>>>

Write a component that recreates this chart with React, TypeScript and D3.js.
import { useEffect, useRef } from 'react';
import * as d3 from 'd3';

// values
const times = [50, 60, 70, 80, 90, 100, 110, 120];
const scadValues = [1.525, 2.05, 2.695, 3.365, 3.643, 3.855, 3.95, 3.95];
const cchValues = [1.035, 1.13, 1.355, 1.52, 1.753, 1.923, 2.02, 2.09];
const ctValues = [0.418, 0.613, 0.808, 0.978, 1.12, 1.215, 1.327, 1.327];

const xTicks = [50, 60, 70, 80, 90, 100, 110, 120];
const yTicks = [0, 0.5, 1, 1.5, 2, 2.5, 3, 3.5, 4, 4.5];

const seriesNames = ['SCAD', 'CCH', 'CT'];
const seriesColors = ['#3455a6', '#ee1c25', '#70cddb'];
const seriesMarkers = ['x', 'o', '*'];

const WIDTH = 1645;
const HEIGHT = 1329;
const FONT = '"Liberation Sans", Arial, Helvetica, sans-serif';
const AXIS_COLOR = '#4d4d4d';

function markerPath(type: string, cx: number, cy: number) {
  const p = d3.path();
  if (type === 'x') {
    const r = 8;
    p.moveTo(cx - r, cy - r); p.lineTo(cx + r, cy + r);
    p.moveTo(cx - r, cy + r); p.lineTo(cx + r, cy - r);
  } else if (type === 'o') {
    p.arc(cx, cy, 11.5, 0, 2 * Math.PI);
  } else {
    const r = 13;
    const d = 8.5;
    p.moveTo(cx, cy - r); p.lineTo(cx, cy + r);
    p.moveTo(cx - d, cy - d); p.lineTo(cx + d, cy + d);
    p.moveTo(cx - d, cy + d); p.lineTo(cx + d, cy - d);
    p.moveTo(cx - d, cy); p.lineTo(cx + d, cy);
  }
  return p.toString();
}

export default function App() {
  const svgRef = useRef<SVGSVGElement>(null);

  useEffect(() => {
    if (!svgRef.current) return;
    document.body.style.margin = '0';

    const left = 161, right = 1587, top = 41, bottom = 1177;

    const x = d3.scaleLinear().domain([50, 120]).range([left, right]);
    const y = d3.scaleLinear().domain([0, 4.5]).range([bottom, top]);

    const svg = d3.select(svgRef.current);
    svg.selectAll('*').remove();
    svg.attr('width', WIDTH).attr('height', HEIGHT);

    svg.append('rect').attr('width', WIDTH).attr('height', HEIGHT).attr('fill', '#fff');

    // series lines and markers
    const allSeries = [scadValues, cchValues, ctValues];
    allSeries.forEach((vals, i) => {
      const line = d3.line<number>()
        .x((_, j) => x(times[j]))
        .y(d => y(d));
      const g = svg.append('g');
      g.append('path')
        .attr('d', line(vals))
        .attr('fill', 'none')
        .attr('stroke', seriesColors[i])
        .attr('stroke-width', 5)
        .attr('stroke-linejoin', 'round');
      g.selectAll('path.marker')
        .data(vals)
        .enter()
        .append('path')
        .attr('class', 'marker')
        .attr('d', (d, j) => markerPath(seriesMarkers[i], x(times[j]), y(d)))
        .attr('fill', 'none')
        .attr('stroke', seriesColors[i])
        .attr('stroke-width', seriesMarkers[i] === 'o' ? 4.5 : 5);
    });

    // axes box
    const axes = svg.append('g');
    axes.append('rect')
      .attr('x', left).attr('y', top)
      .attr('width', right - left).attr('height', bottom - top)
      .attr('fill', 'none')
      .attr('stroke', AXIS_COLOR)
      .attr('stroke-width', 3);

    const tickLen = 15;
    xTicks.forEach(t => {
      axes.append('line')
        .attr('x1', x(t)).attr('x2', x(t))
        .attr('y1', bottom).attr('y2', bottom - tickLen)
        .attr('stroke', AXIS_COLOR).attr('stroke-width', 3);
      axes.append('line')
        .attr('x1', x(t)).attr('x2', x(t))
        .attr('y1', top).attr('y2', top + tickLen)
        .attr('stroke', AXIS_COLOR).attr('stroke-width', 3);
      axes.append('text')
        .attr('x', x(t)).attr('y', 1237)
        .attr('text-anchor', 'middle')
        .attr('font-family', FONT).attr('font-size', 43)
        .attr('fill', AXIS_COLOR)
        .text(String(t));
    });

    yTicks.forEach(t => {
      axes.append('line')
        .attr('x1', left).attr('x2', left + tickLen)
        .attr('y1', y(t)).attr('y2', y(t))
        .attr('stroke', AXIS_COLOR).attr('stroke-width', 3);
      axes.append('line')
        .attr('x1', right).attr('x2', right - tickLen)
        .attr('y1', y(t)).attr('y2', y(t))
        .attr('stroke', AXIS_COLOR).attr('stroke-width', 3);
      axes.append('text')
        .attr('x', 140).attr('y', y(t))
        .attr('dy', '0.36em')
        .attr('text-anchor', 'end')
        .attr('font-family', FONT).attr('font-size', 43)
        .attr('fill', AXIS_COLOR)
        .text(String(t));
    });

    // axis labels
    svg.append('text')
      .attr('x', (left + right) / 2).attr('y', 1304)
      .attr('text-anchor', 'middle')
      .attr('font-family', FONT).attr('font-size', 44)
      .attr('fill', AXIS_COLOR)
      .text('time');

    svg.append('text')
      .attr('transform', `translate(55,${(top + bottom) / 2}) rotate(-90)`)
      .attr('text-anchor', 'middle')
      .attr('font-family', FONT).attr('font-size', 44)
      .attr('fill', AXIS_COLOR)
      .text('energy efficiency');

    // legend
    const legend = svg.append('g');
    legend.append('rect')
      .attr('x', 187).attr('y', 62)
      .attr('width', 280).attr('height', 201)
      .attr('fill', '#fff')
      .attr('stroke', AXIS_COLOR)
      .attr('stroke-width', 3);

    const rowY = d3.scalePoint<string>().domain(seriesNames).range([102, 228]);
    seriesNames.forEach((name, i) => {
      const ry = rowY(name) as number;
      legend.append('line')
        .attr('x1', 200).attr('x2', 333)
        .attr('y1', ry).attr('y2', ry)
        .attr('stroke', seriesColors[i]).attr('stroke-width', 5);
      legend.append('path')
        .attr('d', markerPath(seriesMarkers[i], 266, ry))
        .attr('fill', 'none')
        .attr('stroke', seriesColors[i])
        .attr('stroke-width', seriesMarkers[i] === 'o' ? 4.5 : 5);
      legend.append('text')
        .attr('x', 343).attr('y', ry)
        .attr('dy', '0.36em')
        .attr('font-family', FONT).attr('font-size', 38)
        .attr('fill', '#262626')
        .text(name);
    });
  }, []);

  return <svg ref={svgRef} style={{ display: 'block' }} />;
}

<<<

THE REQUEST:
Copy out the listing above, line by line and exactly, from its first line to the line holding "const AXIS_COLOR = '#4d4d4d';", inclusive.

WRITTEN REPLY:
Write a component that recreates this chart with React, TypeScript and D3.js.
import { useEffect, useRef } from 'react';
import * as d3 from 'd3';

// values
const times = [50, 60, 70, 80, 90, 100, 110, 120];
const scadValues = [1.525, 2.05, 2.695, 3.365, 3.643, 3.855, 3.95, 3.95];
const cchValues = [1.035, 1.13, 1.355, 1.52, 1.753, 1.923, 2.02, 2.09];
const ctValues = [0.418, 0.613, 0.808, 0.978, 1.12, 1.215, 1.327, 1.327];

const xTicks = [50, 60, 70, 80, 90, 100, 110, 120];
const yTicks = [0, 0.5, 1, 1.5, 2, 2.5, 3, 3.5, 4, 4.5];

const seriesNames = ['SCAD', 'CCH', 'CT'];
const seriesColors = ['#3455a6', '#ee1c25', '#70cddb'];
const seriesMarkers = ['x', 'o', '*'];

const WIDTH = 1645;
const HEIGHT = 1329;
const FONT = '"Liberation Sans", Arial, Helvetica, sans-serif';
const AXIS_COLOR = '#4d4d4d';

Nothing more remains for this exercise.